Industry sources said that while three firms have already sourced such funding, some small firms are also in discussion with international agencies for similar partnerships. Commercial Credit and Finance PLC, with an asset base of Rs. 24.3 billion as at December 31, 2013 is one of the recent examples which followed this route. They announced last week that frontier markets private equity investor, Creation Investments Capital Management LLC through its wholly owned subsidiary, Creation Investments Sri Lanka LLC has agreed to invest Rs. 1.68 billion (US$12.8 million equivalent) into Commercial Credit and Finance PLC (CCF). The transaction will involve the issuance of 80 million new shares for a consideration of Rs. 1.68 billion or approximately 25.15 per cent of CCF. The transaction will be completed subject to shareholder approval.
Senkadagala Finance last Tuesday also said that the International Finance Corporation has agreed to invest some US$ 7 million (as a loan facility) to support the growth of micro and small businesses across the country.
Nation Lanka Finance Plc, which is getting Rs. 700 million rupee equity investment from Global Emerging Markets (GEM) intends to boost its capital in a few months. GEM also will have the chance to buy unlisted warrants at Rs. 9.90 over the next two to four years, which could bring in another Rs. 674 million rupees, according to company officials.

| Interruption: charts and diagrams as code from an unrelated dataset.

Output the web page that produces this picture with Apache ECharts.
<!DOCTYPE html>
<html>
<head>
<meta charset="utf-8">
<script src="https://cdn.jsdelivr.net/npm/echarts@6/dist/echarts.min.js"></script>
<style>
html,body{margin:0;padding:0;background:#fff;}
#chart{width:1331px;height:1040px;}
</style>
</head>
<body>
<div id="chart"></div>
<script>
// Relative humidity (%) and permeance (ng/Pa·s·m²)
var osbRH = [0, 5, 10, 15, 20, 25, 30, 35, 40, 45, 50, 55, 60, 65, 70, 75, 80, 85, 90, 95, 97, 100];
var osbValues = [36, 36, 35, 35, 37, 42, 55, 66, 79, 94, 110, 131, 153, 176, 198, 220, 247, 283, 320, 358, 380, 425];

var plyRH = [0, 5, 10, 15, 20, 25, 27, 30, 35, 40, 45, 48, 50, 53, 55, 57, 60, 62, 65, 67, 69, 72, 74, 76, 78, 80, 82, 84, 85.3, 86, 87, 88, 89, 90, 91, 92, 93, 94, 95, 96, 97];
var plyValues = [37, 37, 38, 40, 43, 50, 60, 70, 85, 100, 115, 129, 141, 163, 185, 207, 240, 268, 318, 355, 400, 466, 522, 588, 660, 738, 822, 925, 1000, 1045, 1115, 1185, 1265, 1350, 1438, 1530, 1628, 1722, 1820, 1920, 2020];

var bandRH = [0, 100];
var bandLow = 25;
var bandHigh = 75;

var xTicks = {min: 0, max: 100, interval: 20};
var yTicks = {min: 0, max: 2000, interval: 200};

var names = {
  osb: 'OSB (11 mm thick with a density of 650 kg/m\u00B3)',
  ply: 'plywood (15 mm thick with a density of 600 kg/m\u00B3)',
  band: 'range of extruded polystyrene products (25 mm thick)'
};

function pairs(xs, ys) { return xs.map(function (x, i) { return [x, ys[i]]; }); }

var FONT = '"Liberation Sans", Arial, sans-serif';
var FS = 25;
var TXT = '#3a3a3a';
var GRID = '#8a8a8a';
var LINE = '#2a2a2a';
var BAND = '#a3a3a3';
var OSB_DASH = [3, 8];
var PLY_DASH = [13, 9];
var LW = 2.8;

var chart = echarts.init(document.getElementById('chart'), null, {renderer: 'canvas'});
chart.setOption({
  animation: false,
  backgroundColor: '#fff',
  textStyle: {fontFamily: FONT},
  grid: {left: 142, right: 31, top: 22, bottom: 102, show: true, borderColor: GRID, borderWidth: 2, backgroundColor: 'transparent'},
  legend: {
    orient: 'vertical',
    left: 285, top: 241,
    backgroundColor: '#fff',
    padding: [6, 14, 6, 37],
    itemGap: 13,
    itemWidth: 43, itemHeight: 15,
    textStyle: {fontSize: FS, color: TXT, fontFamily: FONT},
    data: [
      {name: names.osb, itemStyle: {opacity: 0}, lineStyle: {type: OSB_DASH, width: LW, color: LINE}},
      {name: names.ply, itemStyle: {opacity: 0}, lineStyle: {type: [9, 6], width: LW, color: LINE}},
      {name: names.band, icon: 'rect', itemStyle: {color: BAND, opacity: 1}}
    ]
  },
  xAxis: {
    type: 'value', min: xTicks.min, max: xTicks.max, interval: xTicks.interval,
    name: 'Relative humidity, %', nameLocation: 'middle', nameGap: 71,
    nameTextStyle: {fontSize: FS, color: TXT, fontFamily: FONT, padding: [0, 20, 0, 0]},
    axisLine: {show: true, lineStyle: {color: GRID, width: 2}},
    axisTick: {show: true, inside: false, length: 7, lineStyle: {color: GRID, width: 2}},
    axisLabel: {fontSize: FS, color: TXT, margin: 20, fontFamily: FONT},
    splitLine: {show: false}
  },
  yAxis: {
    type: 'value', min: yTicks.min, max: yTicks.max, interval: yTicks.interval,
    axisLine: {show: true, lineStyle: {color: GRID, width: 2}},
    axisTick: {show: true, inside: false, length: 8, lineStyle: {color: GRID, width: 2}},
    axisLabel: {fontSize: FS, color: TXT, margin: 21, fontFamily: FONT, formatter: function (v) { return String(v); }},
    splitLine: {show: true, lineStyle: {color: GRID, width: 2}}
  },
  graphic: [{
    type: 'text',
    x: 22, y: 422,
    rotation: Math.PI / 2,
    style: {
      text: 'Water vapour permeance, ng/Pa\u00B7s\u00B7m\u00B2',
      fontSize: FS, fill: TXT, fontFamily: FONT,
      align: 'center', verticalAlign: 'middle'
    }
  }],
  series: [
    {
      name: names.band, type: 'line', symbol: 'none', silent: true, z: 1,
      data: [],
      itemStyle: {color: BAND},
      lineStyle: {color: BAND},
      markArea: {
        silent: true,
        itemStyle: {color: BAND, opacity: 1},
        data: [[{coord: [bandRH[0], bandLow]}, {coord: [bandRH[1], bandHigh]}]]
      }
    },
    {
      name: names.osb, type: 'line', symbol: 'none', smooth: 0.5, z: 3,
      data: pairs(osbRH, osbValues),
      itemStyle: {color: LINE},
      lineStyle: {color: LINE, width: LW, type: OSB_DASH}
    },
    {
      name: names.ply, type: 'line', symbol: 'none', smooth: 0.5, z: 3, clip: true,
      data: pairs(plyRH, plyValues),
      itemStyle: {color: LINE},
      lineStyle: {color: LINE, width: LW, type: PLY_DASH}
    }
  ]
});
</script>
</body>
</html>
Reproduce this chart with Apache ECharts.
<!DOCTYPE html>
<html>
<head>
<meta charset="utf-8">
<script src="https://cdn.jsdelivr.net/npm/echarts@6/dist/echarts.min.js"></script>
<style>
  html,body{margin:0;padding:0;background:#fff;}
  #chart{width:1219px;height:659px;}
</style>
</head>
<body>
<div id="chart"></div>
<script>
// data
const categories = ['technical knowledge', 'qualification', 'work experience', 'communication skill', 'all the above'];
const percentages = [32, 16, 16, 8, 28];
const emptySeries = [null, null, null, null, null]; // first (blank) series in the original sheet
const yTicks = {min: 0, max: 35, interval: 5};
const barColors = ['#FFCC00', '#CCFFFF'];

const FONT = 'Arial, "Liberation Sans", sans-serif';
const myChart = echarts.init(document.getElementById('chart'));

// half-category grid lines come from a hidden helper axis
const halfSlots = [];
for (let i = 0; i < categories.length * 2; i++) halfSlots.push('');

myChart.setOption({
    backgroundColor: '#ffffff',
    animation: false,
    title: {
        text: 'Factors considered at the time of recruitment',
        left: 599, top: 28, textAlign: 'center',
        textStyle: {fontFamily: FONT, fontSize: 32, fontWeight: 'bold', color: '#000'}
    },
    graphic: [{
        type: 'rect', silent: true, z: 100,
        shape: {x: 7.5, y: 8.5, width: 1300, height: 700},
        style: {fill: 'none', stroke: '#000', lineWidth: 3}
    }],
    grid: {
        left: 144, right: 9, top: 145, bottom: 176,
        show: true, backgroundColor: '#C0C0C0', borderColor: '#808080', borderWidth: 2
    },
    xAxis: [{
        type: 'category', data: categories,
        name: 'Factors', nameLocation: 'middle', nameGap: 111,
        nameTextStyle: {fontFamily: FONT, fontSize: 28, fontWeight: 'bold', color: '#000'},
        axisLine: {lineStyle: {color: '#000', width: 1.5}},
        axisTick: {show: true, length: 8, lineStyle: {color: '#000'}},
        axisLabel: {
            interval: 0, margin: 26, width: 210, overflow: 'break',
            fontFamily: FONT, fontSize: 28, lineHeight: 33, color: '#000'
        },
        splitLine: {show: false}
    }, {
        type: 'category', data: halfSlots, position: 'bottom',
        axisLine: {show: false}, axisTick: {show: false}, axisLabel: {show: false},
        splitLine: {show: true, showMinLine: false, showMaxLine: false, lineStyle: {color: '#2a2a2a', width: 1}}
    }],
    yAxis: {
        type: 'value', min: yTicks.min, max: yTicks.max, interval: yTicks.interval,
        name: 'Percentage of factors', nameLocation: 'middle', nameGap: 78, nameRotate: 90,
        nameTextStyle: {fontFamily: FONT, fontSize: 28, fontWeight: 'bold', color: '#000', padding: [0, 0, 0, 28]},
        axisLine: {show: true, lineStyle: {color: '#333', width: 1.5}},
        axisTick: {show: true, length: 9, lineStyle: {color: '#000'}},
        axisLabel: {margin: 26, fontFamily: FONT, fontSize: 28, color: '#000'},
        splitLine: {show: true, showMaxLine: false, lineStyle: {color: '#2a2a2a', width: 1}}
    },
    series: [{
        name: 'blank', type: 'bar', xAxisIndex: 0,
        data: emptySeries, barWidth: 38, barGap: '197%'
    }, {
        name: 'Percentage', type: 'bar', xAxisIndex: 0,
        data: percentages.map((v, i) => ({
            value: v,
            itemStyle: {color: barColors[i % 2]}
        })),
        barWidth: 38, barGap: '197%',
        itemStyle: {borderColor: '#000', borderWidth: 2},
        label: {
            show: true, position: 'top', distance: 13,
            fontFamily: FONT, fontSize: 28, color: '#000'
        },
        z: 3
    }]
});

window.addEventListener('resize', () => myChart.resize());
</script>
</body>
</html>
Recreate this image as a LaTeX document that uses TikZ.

In line with the recent budget proposal where small finance companies are to be merged reducing the number of finance companies to 20 from a current 58 and strengthening at least five Sri Lankan banks to double their assets to Rs. 1 trillion from a current Rs. 500 billion, most large finance firms will be discussing with their smaller counterparts to acquire them. The proposals are due by next month end.
This week some firms which have less than Rs. 8 billion in assets will be meeting the Central Bank team with their suggestions and for further discussions on this, a finance company CEO said.